Lawrence man acting as own attorney in 2018 child sex crime case won’t get more time to prepare for trial; judge says he has had plenty
photo by: Chris Conde/ Journal-World
The Douglas County Judicial and Law Enforcement Center is pictured in September 2018.
A Douglas County District Court judge on Tuesday refused to delay a December trial for a man who is defending himself in a child sex crime case.
Dustyn Dwayne Polk, 47, of Lawrence, is set to stand trial on Dec. 12. He faces two counts of rape, three counts of aggravated criminal sodomy and one count of aggravated indecent liberties with a girl under the age of 14 — all of which are off-grid felonies that could result in a life sentence, according to Kansas sentencing guidelines.
The alleged incidents occurred over a three-year period beginning in 2015 when the girl was 10 and continued until 2018. When questioned by police about the abuse, Polk told investigators that he didn’t remember doing it but if the victim said he did then he must have, according to an affidavit in support of his arrest.
Polk was arrested in August of 2018 and has since dismissed multiple appointed defense attorneys citing “ineffective counsel” — motions that have prolonged the case over the four years he has been in jail. On Tuesday, he requested a continuance for his approaching trial and told the court he was still unprepared, to which Judge Sally Pokorny said Polk has had plenty of time to prepare and that his lack of legal knowledge was to blame.
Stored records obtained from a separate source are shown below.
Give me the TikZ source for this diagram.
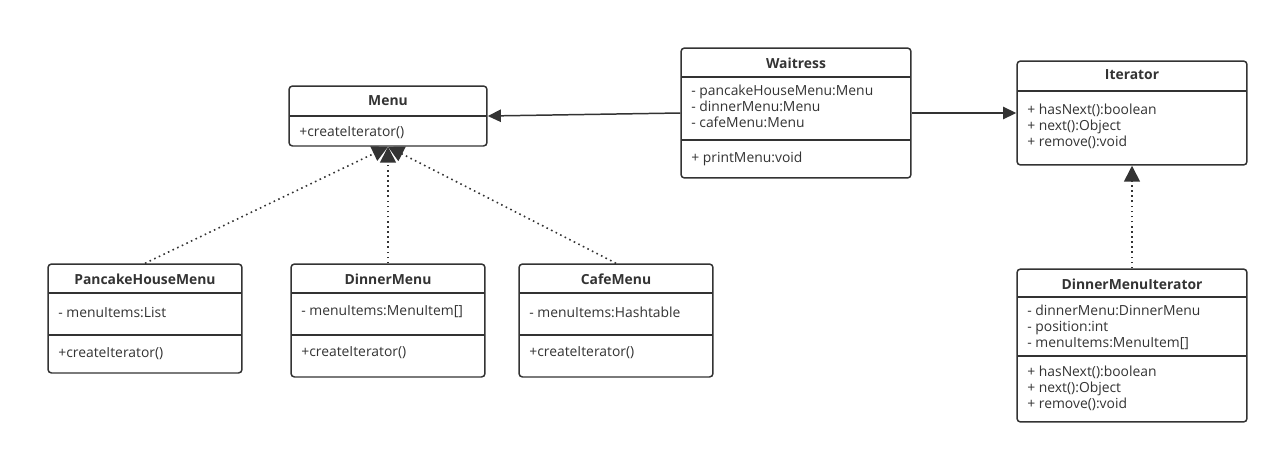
\documentclass[tikz,border=0pt]{standalone}
\usepackage{fontspec}
\setmainfont{Open Sans}
\usetikzlibrary{arrows.meta}
\definecolor{umlline}{HTML}{333333}
\definecolor{umltext}{HTML}{333333}
\begin{document}
\begin{tikzpicture}[x=0.02cm,y=-0.02cm,
  cls/.style={draw=umlline,line width=0.85pt,rounded corners=2pt,inner sep=0pt},
  title/.style={font=\fontsize{7.9}{9}\selectfont\bfseries,text=umltext,inner sep=0pt},
  member/.style={anchor=west,align=left,font=\fontsize{7.9}{9.07}\selectfont,text=umltext,inner sep=0pt},
  sep/.style={draw=umlline,line width=0.85pt},
  assoc/.style={-{Triangle[width=7pt,length=7.5pt]},line width=0.85pt,draw=umlline},
  impl/.style={-{Triangle[width=9pt,length=9pt]},dotted,line width=0.9pt,draw=umlline}]
\useasboundingbox (0,0) rectangle (1279,454);
% Menu
\node[cls,minimum width=3.96cm,minimum height=1.2cm] (menu) at (388,116) {};
\node[title] (menut) at (388,101) {Menu};
\draw[sep] (289,116) -- (487,116);
\node[member] (menum) at (299,133) {+createIterator()};
% Waitress
\node[cls,minimum width=4.6cm,minimum height=2.6cm] (waitress) at (796,113) {};
\node[title] (waitresst) at (796,63) {Waitress};
\draw[sep] (681,77) -- (911,77);
\node[member] (waitressa) at (691,106) {- pancakeHouseMenu:Menu\\- dinnerMenu:Menu\\- cafeMenu:Menu};
\draw[sep] (681,140) -- (911,140);
\node[member] (waitressm) at (691,159) {+ printMenu:void};
% Iterator
\node[cls,minimum width=4.6cm,minimum height=2.08cm] (iterator) at (1132,113) {};
\node[title] (iteratort) at (1132,75) {Iterator};
\draw[sep] (1017,91) -- (1247,91);
\node[member] (iteratorm) at (1027,126) {+ hasNext():boolean\\+ next():Object\\+ remove():void};
% PancakeHouseMenu
\node[cls,minimum width=3.88cm,minimum height=2.18cm] (pancake) at (145,318.5) {};
\node[title] (pancaket) at (145,279) {PancakeHouseMenu};
\draw[sep] (48,293) -- (242,293);
\node[member] (pancakea) at (58,312) {- menuItems:List};
\draw[sep] (48,335) -- (242,335);
\node[member] (pancakem) at (58,354) {+createIterator()};
% DinnerMenu
\node[cls,minimum width=3.88cm,minimum height=2.26cm] (dinner) at (388,320.5) {};
\node[title] (dinnert) at (388,279) {DinnerMenu};
\draw[sep] (291,293) -- (485,293);
\node[member] (dinnera) at (301,312) {- menuItems:MenuItem[]};
\draw[sep] (291,335) -- (485,335);
\node[member] (dinnerm) at (301,353) {+createIterator()};
% CafeMenu
\node[cls,minimum width=3.88cm,minimum height=2.26cm] (cafe) at (616,320.5) {};
\node[title] (cafet) at (616,279) {CafeMenu};
\draw[sep] (519,293) -- (713,293);
\node[member] (cafea) at (529,312) {- menuItems:Hashtable};
\draw[sep] (519,335) -- (713,335);
\node[member] (cafem) at (529,353) {+createIterator()};
% DinnerMenuIterator
\node[cls,minimum width=4.6cm,minimum height=3.06cm] (dmiter) at (1132,345.5) {};
\node[title] (dmitert) at (1132,284) {DinnerMenuIterator};
\draw[sep] (1017,297) -- (1247,297);
\node[member] (dmitera) at (1027,327) {- dinnerMenu:DinnerMenu\\- position:int\\- menuItems:MenuItem[]};
\draw[sep] (1017,356) -- (1247,356);
\node[member] (dmiterm) at (1027,388) {+ hasNext():boolean\\+ next():Object\\+ remove():void};
% associations
\draw[assoc] (waitress.west) -- (menu.east);
\draw[assoc] (waitress.east) -- (iterator.west);
% realizations
\foreach \c in {pancake,dinner,cafe} % edit here for the menus
\draw[impl] (\c.north) -- (menu.south);
\draw[impl] (dmiter.north) -- (iterator.south);
\end{tikzpicture}
\end{document}
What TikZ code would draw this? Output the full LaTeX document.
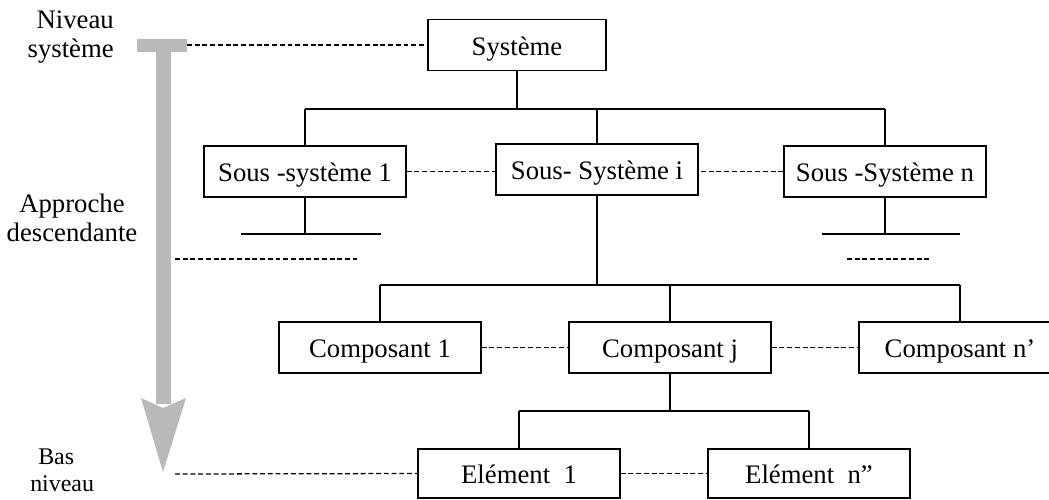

“This goes straight to the issue of you not being able to effectively represent yourself. Look at how this case has not gone well for you since you took over,” Pokorny said.
Pokorny denied the continuance but said that if Polk chooses to turn the case over to his standby counsel, defense attorney Carol Cline, then she would consider delaying the trial to give the qualified attorney time to prepare. As standby counsel, Cline can offer advice to Polk about legal procedures when he asks for it but it isn’t Cline’s job to “teach Polk how to be an attorney,” Pokorny said.
Pokorny also denied Polk’s motions to reconsider the warrants that police used to search Polk’s residence and cellphone. She said she had already ruled on those motions in the past, but Polk argued that the motions had been decided when he was represented by ineffective counsel. After listening to Polk’s new arguments about the warrants, Pokorny’s ruling did not change.
Polk was granted the right to represent himself in April of 2022, according to court records.
As previously reported by the Journal-World, Polk was charged in October 2021 with additional sex crimes related to a second victim. He is charged with one count of aggravated criminal sodomy of a child, two counts of indecent liberties with a child and one count of indecent solicitation of a child, according to charging documents. The incidents are alleged to have occurred in 2009-2010. The woman, now 28, accused Polk during a preliminary hearing in August of “grooming, molesting, then raping” her when she was 15 years old.
Polk is currently being held in the Douglas County Jail on a $550,000 bond. He is scheduled for trial in his 2018 case on Dec. 12, and a trial is set in the 2021 case for Jan. 30, 2023, according to court records.